"Some Girls Are Bigger Than Others" is a stage musical based on the tunes of 1980s alt.melodrama band The Smiths. Directed by Andrew Wale with musical direction by Perrin Manzer Allen, the show runs for another week in London, followed by Ireland and Australia. From the New York Times:
"Some Girls" seeks the spirit of the Smiths' songs by transforming them. The arrangements are not for rock band, but for string quartet with electronics. Morrissey's heartsick legato croon is reassigned to four women and two men, who deliver anything from keening, primal unaccompanied wails to swing-era harmonies. The Smiths' lyrics were proudly defenseless and unguarded: "I know I'm unlovable/ You don't have to tell me." Yet the staging doesn't wrap them in obvious scenarios.
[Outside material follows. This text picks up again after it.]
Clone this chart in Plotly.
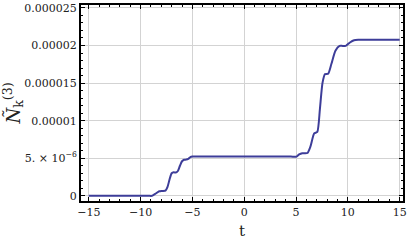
import plotly.graph_objects as go

t_vals = [-15, -10, -9.2, -8.9, -8.6, -8.2, -7.9, -7.6, -7.4, -7.2, -7.0, -6.8, -6.6, -6.4, -6.2, -6.0, -5.8,
          -5.6, -5.4, -5.2, -5.0, -4.5, 0, 4.5, 5.05, 5.3, 5.6, 6.1, 6.4, 6.75, 7.05, 7.3, 7.55, 7.8, 8.1,
          8.4, 8.8, 9.2, 9.5, 9.8, 10.2, 10.6, 11.0, 12, 15]
n_vals = [0, 0, 0, 0.0, 0.25e-6, 0.6e-6, 0.65e-6, 0.7e-6, 1.2e-6, 2.2e-6, 3.0e-6, 3.13e-6, 3.1e-6, 3.3e-6,
          4.0e-6, 4.6e-6, 4.8e-6, 4.82e-6, 4.9e-6, 5.15e-6, 5.22e-6, 5.22e-6, 5.22e-6, 5.22e-6, 5.22e-6,
          5.5e-6, 5.67e-6, 5.7e-6, 6.6e-6, 8.3e-6, 8.5e-6, 11.5e-6, 15.0e-6, 16.2e-6, 16.25e-6,
          17.5e-6, 19.3e-6, 19.95e-6, 19.95e-6, 19.95e-6, 20.4e-6, 20.7e-6, 20.76e-6, 20.76e-6, 20.76e-6]

y_tickvals = [0, 5e-6, 1e-5, 1.5e-5, 2e-5, 2.5e-5]
y_ticktext = ["0", "5. × 10<sup>−6</sup>", "0.00001", "0.000015", "0.00002", "0.000025"]
x_tickvals = [-15, -10, -5, 0, 5, 10, 15]
x_ticktext = ["−15", "−10", "−5", "0", "5", "10", "15"]

SERIF = "DejaVu Serif"

fig = go.Figure()
fig.add_trace(go.Scatter(x=t_vals, y=n_vals, mode="lines",
                         line=dict(color="#3d3d99", width=2, shape="spline", smoothing=0.6),
                         showlegend=False))

axis_common = dict(showline=True, linecolor="black", linewidth=2, mirror="ticks",
                   ticks="inside", ticklen=4, tickwidth=1, tickcolor="black",
                   showgrid=True, gridcolor="#d3d3d3", gridwidth=1, zeroline=False,
                   ticklabeloverflow="allow",
                   tickfont=dict(family=SERIF, size=11, color="#222222"))

fig.update_xaxes(range=[-15.75, 15.32], tickvals=x_tickvals, ticktext=x_ticktext,
                 minor=dict(ticks="inside", ticklen=2, tickcolor="black", dtick=1, showgrid=False),
                 title=dict(text="t", font=dict(family=SERIF, size=15, color="#222222"), standoff=8),
                 **axis_common)
fig.update_yaxes(range=[-0.69e-6, 2.539e-5], tickvals=y_tickvals, ticktext=y_ticktext,
                 minor=dict(ticks="inside", ticklen=2, tickcolor="black", dtick=1e-6, showgrid=False),
                 title=dict(text="<i>Ñ</i><sub>k</sub><sup>(3)</sup>",
                            font=dict(family=SERIF, size=18, color="#222222"), standoff=4),
                 **axis_common)

fig.update_layout(width=409, height=240, margin=dict(l=81, r=5, t=2, b=38),
                  plot_bgcolor="white", paper_bgcolor="white",
                  font=dict(family=SERIF))

fig.write_html("out.html", config={"displayModeBar": False},
               post_script="document.body.style.margin='0';document.body.style.padding='0';")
The show is an allusive, surreal, ever-mutating fantasia on love and sex, family and control, violence and death.Link
The women take on archetypal roles as a child, a young woman and a mother; there's also a red-headed diva. An older and younger man are like a father and grown son; and there's a young boy on video, at first isolated and frightened, but eventually smiling and stepping into the light. They interact in love and rage, but there is no simple story. The younger man, Garrie Harvey, sings, "I am human and I want to be loved" while dressed as a rabbit; the girlish Katie Brayben is at various times a cellist, a trapeze artist and a gunslinger.